Since when did the identity of its wearer become a louder statement-maker than the garments themselves? And doesn't the casting of non-models as models devalue the profession as a whole? We can't think of any other job where such outside representation is required.
A lot of the time, non-traditional casting merely acts as bait for coverage and clicks - it's not everyday you see 'glunge' provocateur Rick Owens pop up in the tail end of the 5 o'clock news, but his stomping, scowling, step-dancing sorority got him there.
There are, however, implications in using non-model women to create a runway spectacle.
While the Rick Owens show was progressive and much deserving of its praise ("Ultimately, [the 'real woman's'] personality gives the garments their structure," writes The Cut's Robin Givhan), there's also this tendency for brands to faux subvert industry norms as a way of driving sales and manipulating public perception.

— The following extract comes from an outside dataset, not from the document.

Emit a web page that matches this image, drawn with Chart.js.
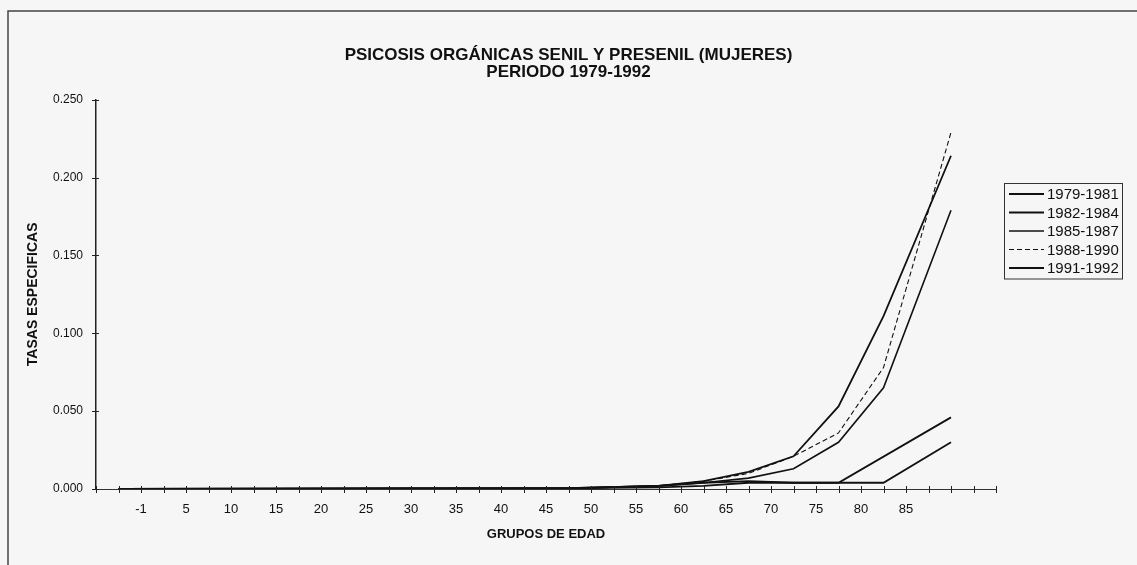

The spike in stunt casting - whether it be the casting of models in wheelchairs by Diesel or the over-seventies set by American Apparel - reflects this and has the effect of suggesting progress without actually achieving change.
After all, actual change would require them to cater to these niche markets in real and practical ways. And looking at both these brands' current catalogues, that looks to be a long way off.
Don't get us wrong. Any steps toward diversity and greater inclusiveness in fashion is worth celebrating, but when the industry's take on 'realness' becomes co-opted as a cleverly crafted trend and a talking point - rather than a turning point - we're right to treat it with a degree of scepticism.
At the end of the day, why aspire to be 'real' when 'relevant' is what's worth aiming for.